Later that evening, Ambrosia brought Meddow into our yard to play dolls with my daughter, Abigail. I don't know where it came from, but as they were making their dolls do cartwheels and kiss, she just sort of blurted out that her parents used to be complete drunks. "I remember drinking beer when I was about three or four," she said. "And having them make me rum-and-cokes when I was about seven. They used to let me stay up drinking myself silly, or they'd bring me liquor as I waited for them in the car. We drank all the time at home. I'd be sick in the bathroom at 4 a.m., go to bed for a couple of hours, and then be off to school for the day." I add this up in my head with the story she once told me of watching her first porno with her parents, when she was thirteen, and I think how amazing it is that Ambrosia is as okay as she is. I realize why she never drinks when her kids are home, even if they're in bed. I realize how hard it is to be Ambrosia and how she's no longer a joke to me anymore.

Saturday, June 11, 2005

Chapter 10: The Card

Well, we did it. We accepted an offer on our house and bought another one far, far away from Ambrosia. I've yet to form an impression of my new neighbors, mostly because we haven't moved into the new house yet, but also because none of them were out lounging in plastic wading pools in their yards and yelling, "Don't fuckin' worry about it!" at their kids when we looked at the place. Which is what Ambrosia was doing the day we first took occupancy here.

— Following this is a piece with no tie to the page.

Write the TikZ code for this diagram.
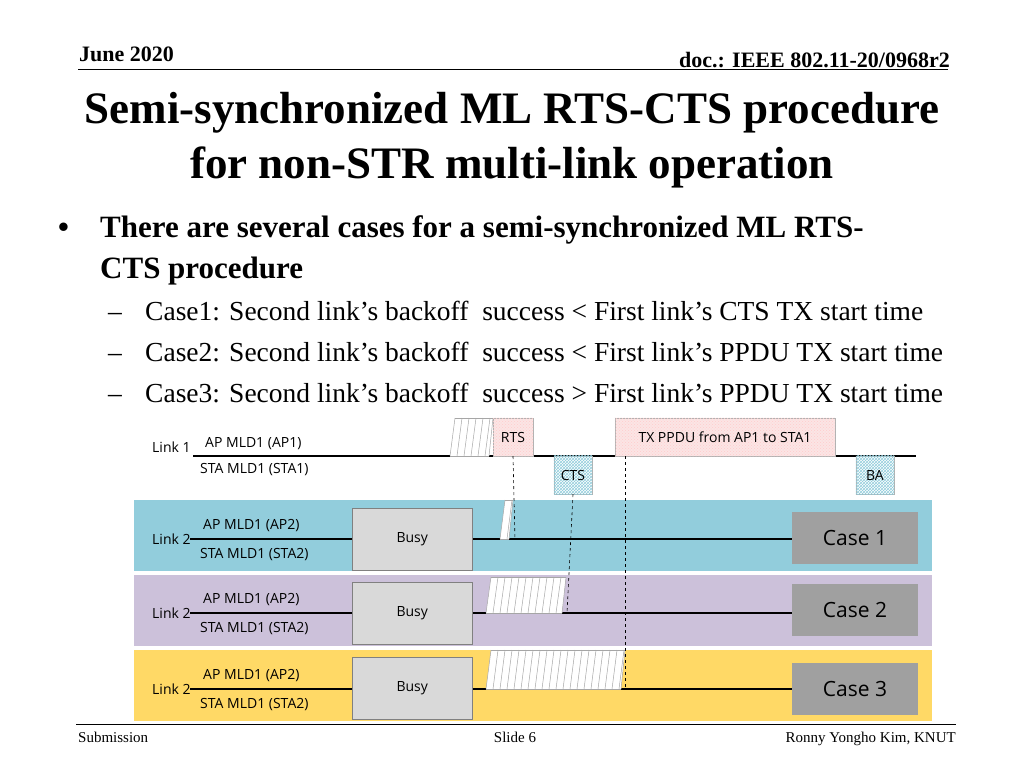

I haven't seen Ambrosia in over week, but last night she appeared in our yard in a tube top and cutoff denim shorts, took a seat in the grass, lit up one of her smokes, and shoved a little piece of paper into my palm. Folks, I wouldn't say it if it weren't true: Ambrosia has a business card. And it has legs. By that I mean it has a stylized photo of legs on it, sexy legs rendered in pastel blues and pinks. It's sort of blurry and taken at a weird angle, but if I had to guess, I'd say those legs are spread. Egads. I guess the card technically isn't a business card, since no occupation is listed. It's really a calling card. Does that mean I need to keep in touch?

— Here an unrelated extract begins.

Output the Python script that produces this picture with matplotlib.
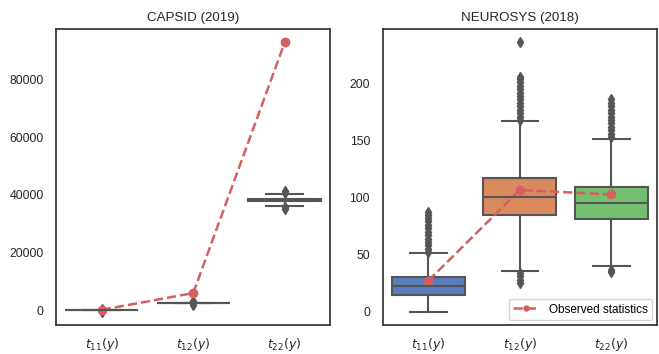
import colorsys
import numpy as np
import matplotlib
matplotlib.use("Agg")
import matplotlib.pyplot as plt
from matplotlib.colors import to_rgb

plt.rcParams['font.family'] = ['Liberation Sans', 'DejaVu Sans']

labels = [r'$t_{11}(y)$', r'$t_{12}(y)$', r'$t_{22}(y)$']
box_colors = ['#4878D0', '#EE854A', '#6ACC64']
obs_color = '#D65F5F'
line_gray = '#555555'

# CAPSID (2019) box summaries
capsid_q1 = [0, 2350, 37800]
capsid_med = [0, 2450, 38200]
capsid_q3 = [100, 2550, 38600]
capsid_lo = [0, 2300, 36200]
capsid_hi = [200, 2600, 40400]
capsid_fliers = [[-500, 0, 500],
                 [1800, 2500, 3200],
                 [35000, 35600, 40700, 41200]]
capsid_obs = [100, 5900, 92800]

# NEUROSYS (2018) box summaries
neuro_q1 = [14.6, 84.6, 81.3]
neuro_med = [22, 100.7, 94.8]
neuro_q3 = [30, 117.4, 109.3]
neuro_lo = [0, 35.8, 39.9]
neuro_hi = [51, 166.8, 151.5]
neuro_fliers = [[52, 55, 58, 61, 64, 67, 70, 73, 76, 79, 82, 85, 87],
                [25, 28, 31, 34, 168, 171, 174, 177, 180, 183, 186, 189,
                 192, 195, 198, 201, 204, 206, 236],
                [35, 36, 153, 156, 159, 162, 165, 168, 171, 174, 177, 180,
                 183, 186]]
neuro_obs = [27, 106.6, 102.7]


def desat(c, prop=0.75):
    h, l, s = colorsys.rgb_to_hls(*to_rgb(c))
    return colorsys.hls_to_rgb(h, l, s * prop)


def draw(ax, q1, med, q3, lo, hi, fliers, obs, title, legend=False):
    stats = []
    for i in range(3):
        stats.append(dict(q1=q1[i], med=med[i], q3=q3[i], whislo=lo[i],
                          whishi=hi[i], fliers=fliers[i]))
    bp = ax.bxp(stats, positions=range(3), widths=0.8, patch_artist=True,
                showfliers=True,
                boxprops=dict(edgecolor=line_gray, linewidth=1.5),
                medianprops=dict(color=line_gray, linewidth=1.5),
                whiskerprops=dict(color=line_gray, linewidth=1.5),
                capprops=dict(color=line_gray, linewidth=1.5),
                flierprops=dict(marker='d', markersize=5,
                                markerfacecolor=line_gray,
                                markeredgecolor=line_gray))
    for patch, c in zip(bp['boxes'], box_colors):
        patch.set_facecolor(desat(c))
    for cap in bp['caps']:
        x = cap.get_xdata()
        m = x.mean()
        cap.set_xdata([m - 0.2, m + 0.2])
    ax.plot(range(3), obs, '--o', color=obs_color, lw=1.8, ms=6,
            label='Observed statistics')
    ax.set_xlim(-0.5, 2.5)
    ax.set_xticks(range(3))
    ax.set_xticklabels(labels, fontsize=9)
    ax.tick_params(axis='y', labelsize=8.8, length=0, pad=9, colors='#262626')
    ax.tick_params(axis='x', length=0, pad=8, colors='#262626')
    ax.set_title(title, fontsize=9.6, color='#262626')
    for s in ax.spines.values():
        s.set_color('#333333')
        s.set_linewidth(1.25)
    if legend:
        leg = ax.legend(loc='lower right', fontsize=8.5, markerscale=0.6,
                        handlelength=2.2, borderaxespad=0.4)
        leg.get_frame().set_edgecolor('#cccccc')


fig, (ax1, ax2) = plt.subplots(1, 2, figsize=(6.59, 3.54), dpi=100)
fig.subplots_adjust(left=0.085, right=0.997, bottom=0.082, top=0.918,
                    wspace=0.19)
draw(ax1, capsid_q1, capsid_med, capsid_q3, capsid_lo, capsid_hi,
     capsid_fliers, capsid_obs, 'CAPSID (2019)')
draw(ax2, neuro_q1, neuro_med, neuro_q3, neuro_lo, neuro_hi,
     neuro_fliers, neuro_obs, 'NEUROSYS (2018)', legend=True)
fig.savefig('out.png', dpi=100)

Maybe I would keep in touch. I kept thinking about it as she dragged on cigarette after cigarette in our yard, declining our offer of a glass of wine because she "don't drink when there's kids at the house." I considered it seriously as we talked about movies we like, finding we had several in common. At one point, she even offered to babysit my daughter if I need a break during our moving hubbub. That's when I snapped back to reality: Ambrosia's nice to me. She gives what she has to offer. And if I run her through a certain filter in my brain, the one that looks beyong the Daisy Dukes and foul talk, she's actually been a friendlier neighbor than some of the cleaner-mouthed, cleaner-cut folks I've lived near. I have to admire her for the good she exudes in many ways, and yet I don't see any good places that calling card will take me. Late-night calls to pick up her ex-husband from a bar? Forwarded email chain letters promising my wishes will come true if I just reveal my favorite booze, colors, and TV shows after I forward it on to ten others? Really, should I keep up ties with someone whose offer to babysit makes me reel with fear? Sadly, I'd just as soon leave my toddler at a rest stop.

Friday, June 03, 2005

Chapter 9: Hey, Neighbor, You're Hung Like A "My Little Pony"!

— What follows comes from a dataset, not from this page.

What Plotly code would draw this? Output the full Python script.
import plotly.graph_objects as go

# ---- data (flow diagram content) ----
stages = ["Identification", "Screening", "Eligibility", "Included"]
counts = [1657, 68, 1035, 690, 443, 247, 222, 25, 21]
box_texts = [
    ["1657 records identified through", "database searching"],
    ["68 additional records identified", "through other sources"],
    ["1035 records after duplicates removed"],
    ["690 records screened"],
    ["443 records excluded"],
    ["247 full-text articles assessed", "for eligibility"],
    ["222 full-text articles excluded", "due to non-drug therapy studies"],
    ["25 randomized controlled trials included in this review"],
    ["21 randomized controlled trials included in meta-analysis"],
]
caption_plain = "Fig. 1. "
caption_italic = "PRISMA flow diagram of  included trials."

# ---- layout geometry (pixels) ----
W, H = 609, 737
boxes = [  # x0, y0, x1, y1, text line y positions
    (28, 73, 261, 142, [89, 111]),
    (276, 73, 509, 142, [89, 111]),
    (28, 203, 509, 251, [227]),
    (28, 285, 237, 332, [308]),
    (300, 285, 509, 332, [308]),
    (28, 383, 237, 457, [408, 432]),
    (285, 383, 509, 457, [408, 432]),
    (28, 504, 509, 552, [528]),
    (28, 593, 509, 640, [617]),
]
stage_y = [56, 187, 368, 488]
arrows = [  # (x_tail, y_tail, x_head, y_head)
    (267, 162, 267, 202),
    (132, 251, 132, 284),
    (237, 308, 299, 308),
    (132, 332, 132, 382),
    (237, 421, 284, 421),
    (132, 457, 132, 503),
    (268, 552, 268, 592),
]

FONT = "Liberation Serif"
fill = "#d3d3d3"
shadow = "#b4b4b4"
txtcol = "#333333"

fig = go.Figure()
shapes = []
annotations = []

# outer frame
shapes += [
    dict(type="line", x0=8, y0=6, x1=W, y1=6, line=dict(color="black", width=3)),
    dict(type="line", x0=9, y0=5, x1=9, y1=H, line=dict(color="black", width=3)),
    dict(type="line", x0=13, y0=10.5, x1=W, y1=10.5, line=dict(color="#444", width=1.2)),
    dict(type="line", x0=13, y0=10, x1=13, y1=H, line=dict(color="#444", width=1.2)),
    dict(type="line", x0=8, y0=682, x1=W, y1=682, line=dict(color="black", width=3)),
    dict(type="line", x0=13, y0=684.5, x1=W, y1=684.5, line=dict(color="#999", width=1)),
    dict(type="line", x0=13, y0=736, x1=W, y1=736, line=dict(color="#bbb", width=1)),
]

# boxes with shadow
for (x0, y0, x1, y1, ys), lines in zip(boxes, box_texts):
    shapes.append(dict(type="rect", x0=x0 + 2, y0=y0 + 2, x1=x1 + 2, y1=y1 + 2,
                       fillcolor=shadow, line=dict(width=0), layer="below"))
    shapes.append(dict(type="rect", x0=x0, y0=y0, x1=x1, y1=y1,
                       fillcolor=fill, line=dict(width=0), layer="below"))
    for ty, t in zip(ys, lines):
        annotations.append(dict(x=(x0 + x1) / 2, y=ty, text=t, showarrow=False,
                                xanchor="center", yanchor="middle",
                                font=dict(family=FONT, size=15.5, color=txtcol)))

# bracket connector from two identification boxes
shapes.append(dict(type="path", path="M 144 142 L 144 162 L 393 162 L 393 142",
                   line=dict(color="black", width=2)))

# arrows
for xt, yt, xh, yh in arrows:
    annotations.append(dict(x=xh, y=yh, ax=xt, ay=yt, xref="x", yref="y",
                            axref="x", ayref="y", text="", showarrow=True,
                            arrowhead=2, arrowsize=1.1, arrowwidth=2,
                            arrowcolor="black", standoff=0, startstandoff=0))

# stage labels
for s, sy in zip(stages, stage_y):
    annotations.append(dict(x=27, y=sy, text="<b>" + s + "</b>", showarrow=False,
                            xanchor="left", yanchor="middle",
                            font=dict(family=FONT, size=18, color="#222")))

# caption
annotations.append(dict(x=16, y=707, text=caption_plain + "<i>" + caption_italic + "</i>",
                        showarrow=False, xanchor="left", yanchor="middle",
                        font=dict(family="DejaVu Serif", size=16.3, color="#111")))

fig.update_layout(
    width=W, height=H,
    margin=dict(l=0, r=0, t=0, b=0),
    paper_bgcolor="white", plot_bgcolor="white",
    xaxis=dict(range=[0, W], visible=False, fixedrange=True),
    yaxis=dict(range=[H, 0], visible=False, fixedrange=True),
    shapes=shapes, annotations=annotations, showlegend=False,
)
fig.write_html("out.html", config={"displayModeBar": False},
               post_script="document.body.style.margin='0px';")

Did you know that we all have penises? All of us -- me, you, your Great Aunt Hazel, every human being that ever walked the earth -- is or was endowed with a Johnson of some sort. I know it must be true, because Ambrosia said so.

I love that Ambrosia can't splurge on some dental work but instead has one of those 2,047-channel cable packages and is forever honing her mind with programs like "Inside the Real ER," "Forensic Files," and "Neonatal 911." It seems that at least once every week she has to recount for me some horrid tidbit she caught while watching cable TV at 11 p.m. with three-year-old Meddow. One recent claim is that we all have penises. Yes, yes, I know that in our first few months in the womb, all that good stuff that eventually becomes Our Stuff is just a glob of ambivalent stuff. I realize that, anatomically speaking, we're nothing but a bunch of Pats, Lees, and Chrisses until -- but only until -- our third month in utero. The exception would be those unlucky folks that Ambrosia variously refers to as "homophites," "hemadites," or "frododites" (basically anything ending in -ites will do it for her).

Sounds like some cable program tried to dumb down the whole sexual development thing enough that people up eating Cheetos and drinking Tequila Rose at 11 p.m. won't get confused and turn their attention instead to some 24-hour wrestling channel, or their bong. I know the program probably had lots of nifty cartoon images of the once-ambivalent stuff taking shape -- sacks dropping or turning inside out, skin churning and plumping with fat into folds, little teardrop-shaped blobs growing or shrinking this way and that. And then it probably explained that the clitoris is, technically speaking, a penis that never came to pass. But I think Ambrosia took this the wrong way, because she has not stopped talking about it for a couple of weeks now. She really believes that the clitoris is a penis, and has been telling everyone she knows that they have a penis. "You!" she says, shaking a finger at me, "You've got one! I've got one! Meddow's got one!" (I'm getting the idea, but she won't stop building her case, so craftily building her case.)

As if it weren't bad enough to tell me I had wee boobies a couple weeks back (see Chapter 5), I guess she's now telling me I've got a small penis, too?